ENDPOINT_NAME_PREFIX = "jumpstart-optimize-example-endpoint"
AWS_ACCOUNT_ID = Session.account_id()
AWS_REGION = Session.boto_region_name
# Generate unique identifiers
unique_id = str(uuid.uuid4())[:8]
model_name = f"{MODEL_NAME_PREFIX}-{unique_id}"
endpoint_name = f"{ENDPOINT_NAME_PREFIX}-{unique_id}"
job_name = f"js-optimize-{int(time.time())}"
print(f"Model name: {model_name}")
print(f"Endpoint name: {endpoint_name}")
print(f"Optimization job name: {job_name}")
Step 2: Create Schema Builder#
Define the input/output schema for the text generation model.
# Create schema builder for text generation
sample_input = {"inputs": "What are falcons?", "parameters": {"max_new_tokens": 32}}
sample_output = [{"generated_text": "Falcons are small to medium-sized birds of prey."}]
schema_builder = SchemaBuilder(sample_input, sample_output)
print("Schema builder created successfully!")

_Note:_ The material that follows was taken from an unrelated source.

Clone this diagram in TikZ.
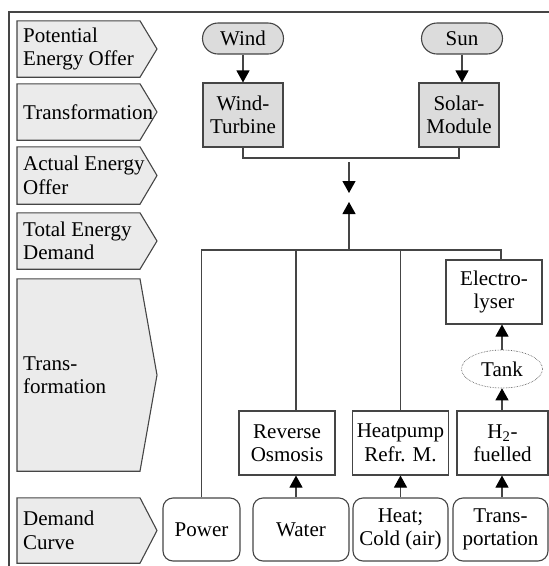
\documentclass[tikz,border=0pt]{standalone}
\usepackage{fontspec}
\setmainfont{Liberation Serif}
\usetikzlibrary{positioning,arrows.meta,shapes.geometric,backgrounds}
\hyphenpenalty=10000
\definecolor{linec}{HTML}{454545}
\definecolor{lblfill}{HTML}{EBEBEB}
\definecolor{srcfill}{HTML}{DCDCDC}
\begin{document}
\begin{tikzpicture}[x=1pt, y=-1pt,
  every node/.style={font=\fontsize{21}{23.5}\selectfont, inner sep=0pt},
  lbl/.style={anchor=west, align=left, inner xsep=6pt},
  lblshape/.style={draw=linec, fill=lblfill, line width=1.1pt},
  src/.style={draw=linec, fill=srcfill, line width=1.1pt, rounded corners=15.5pt, minimum width=81pt, minimum height=31pt},
  gen/.style={draw=linec, fill=srcfill, line width=1.1pt, minimum width=80pt, minimum height=64pt, align=center},
  conv/.style={draw=linec, line width=1.1pt, minimum width=96pt, minimum height=64pt, align=center},
  dem/.style={draw=linec, line width=1.1pt, rounded corners=10pt, minimum height=63pt, align=center},
  link/.style={draw=linec, line width=1.1pt},
  flow/.style={link, -{Triangle[color=black, width=13pt, length=12pt]}}]
\useasboundingbox (0,0) rectangle (549,566);
\draw[link] (549,12) -- (9,12) -- (9,566);
% stage labels on the left
\coordinate (bodyR) at (140,0);
\coordinate (tipR) at (157,0);
\foreach \n/\y/\h/\t in {1/49/56/{Potential\\Energy Offer}, 2/112/56/Transformation, 3/175.5/57/{Actual Energy\\Offer}, 4/241/56/{Total Energy\\Demand}, 5/375/192/{Trans-\\formation}, 6/530.5/65/{Demand\\Curve}}{
\node[lbl, minimum height=\h pt] (lbl\n) at (17,\y) {\t};
\begin{scope}[on background layer]
\draw[lblshape] (lbl\n.north west) -- (lbl\n.north west -| bodyR) -- (lbl\n.west -| tipR) -- (lbl\n.south west -| bodyR) -- (lbl\n.south west) -- cycle;
\end{scope}
}
% energy offer
\node[src] (wind) at (243,38.5) {Wind};
\node[src] (sun) at (462,38.5) {Sun};
\node[gen] (wt) at (243,115) {Wind-\\Turbine};
\node[gen] (sm) at (459,115) {Solar-\\Module};
\draw[flow] (wind) -- (wt);
\draw[flow] (sun.south) -- (sun.south |- sm.north);
\coordinate (offer) at (349,158);
\coordinate (offerS) at (349,162);
\coordinate (dn) at (349,193);
\coordinate (up) at (349,202);
\coordinate (bus) at (349,250);
\coordinate (busR) at (501,250);
\coordinate (roIn) at (296,250);
\draw[link] (wt.south) |- (offer) -| (sm.south);
\draw[flow] (offerS) -- (dn);
\draw[flow] (bus) -- (up);
% demand side
\node[dem, minimum width=77pt] (power) at (201.5,529.5) {Power};
\node[dem, minimum width=96pt] (water) at (301,529.5) {Water};
\node[dem, minimum width=95pt] (heat) at (400.5,529.5) {Heat;\\Cold (air)};
\node[dem, minimum width=95pt] (trans) at (500.5,529.5) {Trans-\\portation};
\node[conv] (ro) at (287,443) {Reverse\\Osmosis};
\node[conv] (hp) at (400.5,443) {Heatpump\\Refr. M.};
\node[conv, minimum width=91pt] (h2) at (502.5,443) {H\textsubscript{2}-\\fuelled};
\node[draw=linec, densely dotted, line width=0.6pt, ellipse, minimum width=81pt, minimum height=38pt] (tank) at (502,369) {Tank};
\node[conv] (elec) at (494,292) {Electro-\\lyser};
\draw[link] (power.north) |- (busR) -- (busR |- elec.north);
\draw[link] (roIn) -- (roIn |- ro.north);
\draw[link] (hp.north |- busR) -- (hp.north);
\draw[flow] (water.north -| roIn) -- (ro.south -| roIn);
\draw[flow] (heat) -- (hp);
\draw[flow] (trans.north -| tank) -- (h2.south -| tank);
\draw[flow] (h2.north -| tank) -- (tank.south);
\draw[flow] (tank.north) -- (tank.north |- elec.south);
\end{tikzpicture}
\end{document}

Step 3: Initialize SageMaker Session#
Create a SageMaker session with the specified AWS region.
# Create SageMaker session
boto_session = boto3.Session(region_name=AWS_REGION)
sagemaker_session = Session(boto_session=boto_session)
print(f"SageMaker session created for region: {AWS_REGION}")
Step 4: Create ModelBuilder#
Initialize the ModelBuilder with the JumpStart model ID and schema.
# Initialize ModelBuilder
model_builder = ModelBuilder(
model=MODEL_ID,
schema_builder=schema_builder,
sagemaker_session=sagemaker_session,
)
print("ModelBuilder created successfully!")
Step 5: Optimize the Model#
Optimize the model using AWQ quantization for improved inference performance. This step may take up to 30 minutes to complete!
# Optimize the model with AWQ quantization
print("Optimizing JumpStart model...")
optimized_model = model_builder.optimize(
instance_type="ml.g5.2xlarge",
image_uri="763104351884.dkr.ecr.us-east-2.amazonaws.com/djl-inference:0.31.0-lmi13.0.0-cu124",
output_path=f"s3://sagemaker-us-east-2-593793038179/optimize-output/jumpstart-{unique_id}/",
quantization_config={"OverrideEnvironment": {"OPTION_QUANTIZE": "awq"}},
accept_eula=True,
job_name=job_name,
model_name=model_name,
)
print(f"Model Successfully Optimized: {optimized_model.model_name}")
Step 6: Deploy the Optimized Model#
Deploy the optimized model to a SageMaker endpoint for real-time inference.
# Deploy the optimized model to an endpoint
print("Deploying optimized model to endpoint...")
core_endpoint = model_builder.deploy(
endpoint_name=endpoint_name,
initial_instance_count=1
)
print(f"Endpoint Successfully Created: {core_endpoint.endpoint_name}")
Step 7: Test the Optimized Endpoint#
Send a test request to verify the optimized model is working correctly.
# Test optimized model invocation
test_data = {
"inputs": "What are the benefits of machine learning?",
"parameters": {"max_new_tokens": 50}
}
result = core_endpoint.invoke(
body=json.dumps(test_data),
content_type="application/json"
)
response_body = result.body.read().decode('utf-8')
prediction = json.loads(response_body)
print(f"Result of invoking optimized endpoint: {prediction}")
Step 8: Clean Up Resources#
Clean up the created resources to avoid ongoing charges.
# Clean up resources
core_endpoint_config = EndpointConfig.get(endpoint_config_name=core_endpoint.endpoint_name)
# Delete in the correct order
optimized_model.delete()
core_endpoint.delete()
core_endpoint_config.delete()
print("Optimized model and endpoint successfully deleted!")
Summary#
This notebook demonstrated:
Creating a ModelBuilder with a JumpStart model
Optimizing the model using AWQ quantization
Deploying the optimized model to a SageMaker endpoint
Making inference requests to the optimized endpoint
Cleaning up resources
The V3 ModelBuilder’s optimize() method makes it easy to improve model performance with quantization and other optimization techniques!